Exercise details: Repeat the material exactly from its first line to the line that includes "(0,0) rectangle (1000,1204);". Skip pictures.

===== Data segment

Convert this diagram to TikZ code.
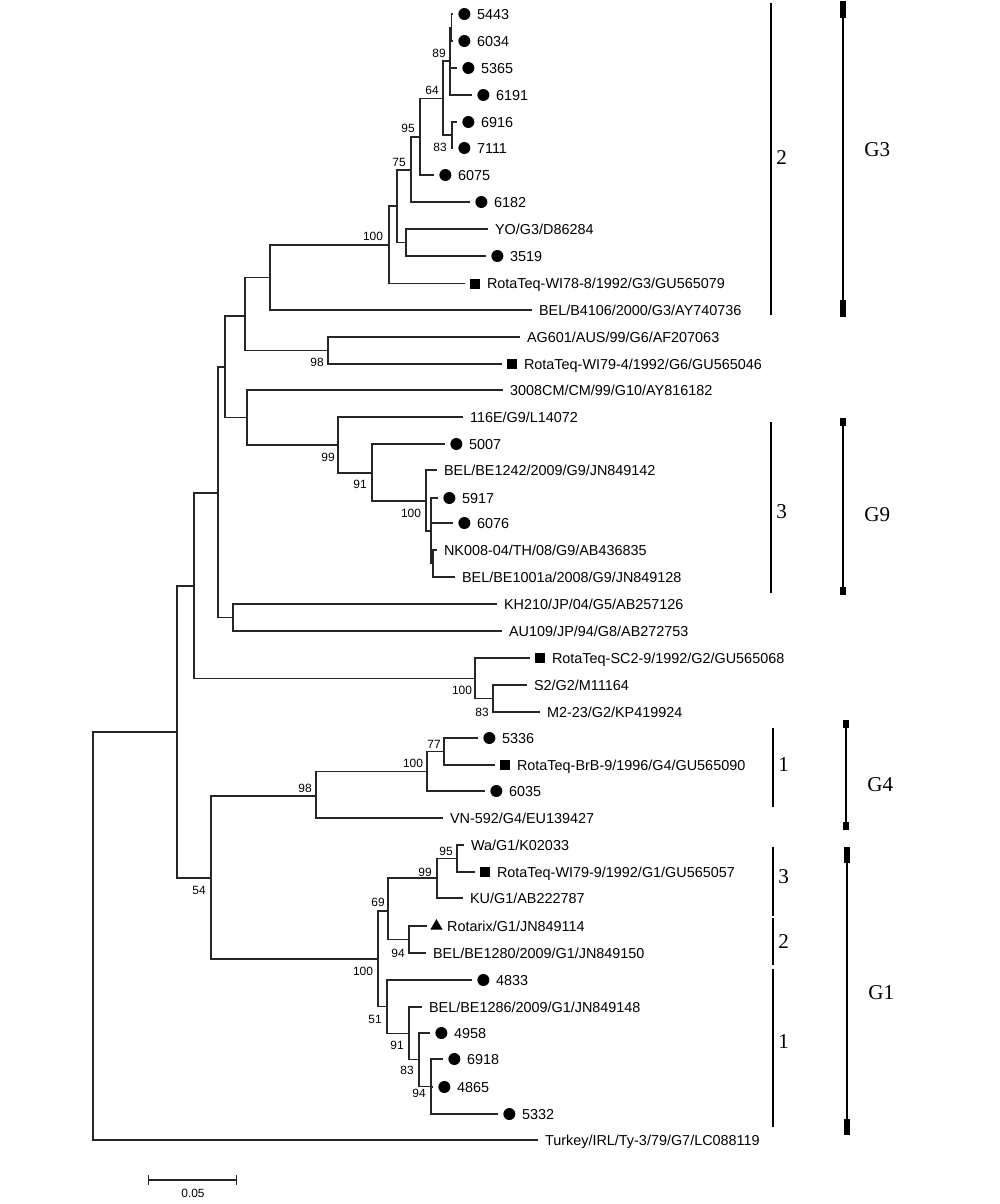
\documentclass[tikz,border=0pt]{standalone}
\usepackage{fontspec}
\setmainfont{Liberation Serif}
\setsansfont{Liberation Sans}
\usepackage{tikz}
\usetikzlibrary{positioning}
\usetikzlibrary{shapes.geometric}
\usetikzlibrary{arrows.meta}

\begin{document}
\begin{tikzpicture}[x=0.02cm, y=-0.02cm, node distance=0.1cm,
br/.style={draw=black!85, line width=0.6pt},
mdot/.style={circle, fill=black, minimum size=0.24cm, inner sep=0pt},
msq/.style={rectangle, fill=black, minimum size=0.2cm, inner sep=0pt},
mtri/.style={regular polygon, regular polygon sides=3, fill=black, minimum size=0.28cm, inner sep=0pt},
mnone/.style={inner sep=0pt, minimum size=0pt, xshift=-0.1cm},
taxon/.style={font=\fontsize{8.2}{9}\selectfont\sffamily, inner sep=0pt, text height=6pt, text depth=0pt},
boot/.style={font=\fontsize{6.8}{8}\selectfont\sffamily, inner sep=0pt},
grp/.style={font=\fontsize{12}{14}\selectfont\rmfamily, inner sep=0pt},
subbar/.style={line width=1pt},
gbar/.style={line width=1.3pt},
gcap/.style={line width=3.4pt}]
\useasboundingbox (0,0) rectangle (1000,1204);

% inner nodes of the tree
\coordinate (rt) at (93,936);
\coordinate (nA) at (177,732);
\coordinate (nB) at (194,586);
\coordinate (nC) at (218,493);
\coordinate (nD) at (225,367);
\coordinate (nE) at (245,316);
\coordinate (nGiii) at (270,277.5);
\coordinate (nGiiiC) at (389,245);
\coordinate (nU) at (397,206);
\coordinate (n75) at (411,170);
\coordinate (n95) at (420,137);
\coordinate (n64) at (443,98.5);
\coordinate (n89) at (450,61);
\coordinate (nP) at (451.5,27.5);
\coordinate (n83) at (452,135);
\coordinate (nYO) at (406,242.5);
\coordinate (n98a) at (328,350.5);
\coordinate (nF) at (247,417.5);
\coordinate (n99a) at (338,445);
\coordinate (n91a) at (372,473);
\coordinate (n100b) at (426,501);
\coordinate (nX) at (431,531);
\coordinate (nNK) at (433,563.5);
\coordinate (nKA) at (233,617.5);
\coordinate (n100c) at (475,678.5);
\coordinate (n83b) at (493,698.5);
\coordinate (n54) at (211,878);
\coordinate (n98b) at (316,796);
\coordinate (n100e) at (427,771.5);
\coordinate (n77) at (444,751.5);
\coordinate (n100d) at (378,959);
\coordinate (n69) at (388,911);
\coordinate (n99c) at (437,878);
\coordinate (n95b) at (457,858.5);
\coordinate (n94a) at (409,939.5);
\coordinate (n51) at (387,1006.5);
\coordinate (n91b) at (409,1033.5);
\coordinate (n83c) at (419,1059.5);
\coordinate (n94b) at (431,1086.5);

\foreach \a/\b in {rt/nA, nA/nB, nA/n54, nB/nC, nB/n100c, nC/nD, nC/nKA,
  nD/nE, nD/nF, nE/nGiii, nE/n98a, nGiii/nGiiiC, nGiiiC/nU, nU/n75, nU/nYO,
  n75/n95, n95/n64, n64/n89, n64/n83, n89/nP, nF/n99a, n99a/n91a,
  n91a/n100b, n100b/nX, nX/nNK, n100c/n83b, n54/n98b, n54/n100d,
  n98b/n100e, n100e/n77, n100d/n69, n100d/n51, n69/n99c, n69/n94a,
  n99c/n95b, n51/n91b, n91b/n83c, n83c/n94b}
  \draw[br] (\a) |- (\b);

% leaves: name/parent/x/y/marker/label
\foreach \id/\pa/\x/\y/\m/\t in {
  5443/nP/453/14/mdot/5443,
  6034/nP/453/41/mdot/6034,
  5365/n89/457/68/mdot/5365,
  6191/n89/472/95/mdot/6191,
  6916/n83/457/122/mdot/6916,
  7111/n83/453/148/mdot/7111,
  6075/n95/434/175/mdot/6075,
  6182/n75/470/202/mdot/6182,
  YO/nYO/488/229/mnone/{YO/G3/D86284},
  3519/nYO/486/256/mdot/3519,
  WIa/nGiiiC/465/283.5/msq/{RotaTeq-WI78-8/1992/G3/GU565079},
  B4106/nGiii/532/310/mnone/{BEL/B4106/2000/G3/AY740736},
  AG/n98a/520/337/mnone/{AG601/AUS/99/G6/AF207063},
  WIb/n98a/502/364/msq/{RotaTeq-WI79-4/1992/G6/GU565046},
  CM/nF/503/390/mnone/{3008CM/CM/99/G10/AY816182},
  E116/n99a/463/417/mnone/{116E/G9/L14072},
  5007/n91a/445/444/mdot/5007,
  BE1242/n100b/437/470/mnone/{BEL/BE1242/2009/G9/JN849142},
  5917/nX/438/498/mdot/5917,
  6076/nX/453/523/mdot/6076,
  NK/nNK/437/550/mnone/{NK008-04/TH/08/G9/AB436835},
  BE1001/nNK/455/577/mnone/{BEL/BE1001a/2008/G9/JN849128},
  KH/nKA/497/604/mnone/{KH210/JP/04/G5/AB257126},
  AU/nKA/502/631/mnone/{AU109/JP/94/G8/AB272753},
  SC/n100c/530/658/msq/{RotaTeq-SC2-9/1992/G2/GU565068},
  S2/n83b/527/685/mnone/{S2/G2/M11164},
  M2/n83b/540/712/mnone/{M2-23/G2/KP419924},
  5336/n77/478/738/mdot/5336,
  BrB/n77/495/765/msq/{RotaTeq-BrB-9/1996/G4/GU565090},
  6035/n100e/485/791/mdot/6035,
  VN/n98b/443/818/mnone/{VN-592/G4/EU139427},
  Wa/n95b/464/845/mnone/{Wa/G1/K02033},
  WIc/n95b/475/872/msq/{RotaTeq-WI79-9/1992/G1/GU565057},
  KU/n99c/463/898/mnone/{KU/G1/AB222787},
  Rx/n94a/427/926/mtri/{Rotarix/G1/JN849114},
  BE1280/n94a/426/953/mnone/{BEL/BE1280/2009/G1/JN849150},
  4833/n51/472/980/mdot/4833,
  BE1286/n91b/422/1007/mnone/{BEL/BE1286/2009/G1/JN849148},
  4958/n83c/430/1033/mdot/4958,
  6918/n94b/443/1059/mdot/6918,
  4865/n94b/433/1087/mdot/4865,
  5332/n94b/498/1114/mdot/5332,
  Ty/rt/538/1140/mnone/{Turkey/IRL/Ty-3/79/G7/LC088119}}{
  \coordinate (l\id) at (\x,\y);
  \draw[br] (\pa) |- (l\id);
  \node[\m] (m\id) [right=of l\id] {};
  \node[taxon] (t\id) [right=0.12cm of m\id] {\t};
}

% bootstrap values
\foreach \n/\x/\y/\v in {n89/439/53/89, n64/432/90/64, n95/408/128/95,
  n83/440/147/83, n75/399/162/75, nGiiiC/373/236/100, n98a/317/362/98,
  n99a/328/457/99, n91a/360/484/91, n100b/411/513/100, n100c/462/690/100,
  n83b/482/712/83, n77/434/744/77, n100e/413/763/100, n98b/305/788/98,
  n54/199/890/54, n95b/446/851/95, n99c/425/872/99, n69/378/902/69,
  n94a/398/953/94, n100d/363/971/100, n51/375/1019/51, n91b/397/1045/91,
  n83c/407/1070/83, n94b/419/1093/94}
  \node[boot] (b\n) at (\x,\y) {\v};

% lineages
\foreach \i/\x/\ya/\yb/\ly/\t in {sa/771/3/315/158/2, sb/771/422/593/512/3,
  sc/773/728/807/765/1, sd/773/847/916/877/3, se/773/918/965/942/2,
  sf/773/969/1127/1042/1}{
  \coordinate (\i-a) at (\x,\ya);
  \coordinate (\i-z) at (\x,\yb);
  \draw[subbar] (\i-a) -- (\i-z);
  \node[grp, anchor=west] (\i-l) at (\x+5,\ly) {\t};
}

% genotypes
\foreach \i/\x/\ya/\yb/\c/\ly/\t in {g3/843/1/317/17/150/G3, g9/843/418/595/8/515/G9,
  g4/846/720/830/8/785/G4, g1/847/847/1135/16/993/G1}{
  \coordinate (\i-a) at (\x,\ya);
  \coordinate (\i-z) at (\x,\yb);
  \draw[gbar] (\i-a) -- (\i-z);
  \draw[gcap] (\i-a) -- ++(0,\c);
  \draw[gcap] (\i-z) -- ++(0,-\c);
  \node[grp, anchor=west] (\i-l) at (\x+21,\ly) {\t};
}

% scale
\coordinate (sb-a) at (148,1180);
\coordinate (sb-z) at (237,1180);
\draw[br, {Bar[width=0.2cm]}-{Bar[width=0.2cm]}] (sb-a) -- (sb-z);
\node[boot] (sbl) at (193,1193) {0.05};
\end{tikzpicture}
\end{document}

==========

Answer for the task:
Convert this diagram to TikZ code.
\documentclass[tikz,border=0pt]{standalone}
\usepackage{fontspec}
\setmainfont{Liberation Serif}
\setsansfont{Liberation Sans}
\usepackage{tikz}
\usetikzlibrary{positioning}
\usetikzlibrary{shapes.geometric}
\usetikzlibrary{arrows.meta}

\begin{document}
\begin{tikzpicture}[x=0.02cm, y=-0.02cm, node distance=0.1cm,
br/.style={draw=black!85, line width=0.6pt},
mdot/.style={circle, fill=black, minimum size=0.24cm, inner sep=0pt},
msq/.style={rectangle, fill=black, minimum size=0.2cm, inner sep=0pt},
mtri/.style={regular polygon, regular polygon sides=3, fill=black, minimum size=0.28cm, inner sep=0pt},
mnone/.style={inner sep=0pt, minimum size=0pt, xshift=-0.1cm},
taxon/.style={font=\fontsize{8.2}{9}\selectfont\sffamily, inner sep=0pt, text height=6pt, text depth=0pt},
boot/.style={font=\fontsize{6.8}{8}\selectfont\sffamily, inner sep=0pt},
grp/.style={font=\fontsize{12}{14}\selectfont\rmfamily, inner sep=0pt},
subbar/.style={line width=1pt},
gbar/.style={line width=1.3pt},
gcap/.style={line width=3.4pt}]
\useasboundingbox (0,0) rectangle (1000,1204);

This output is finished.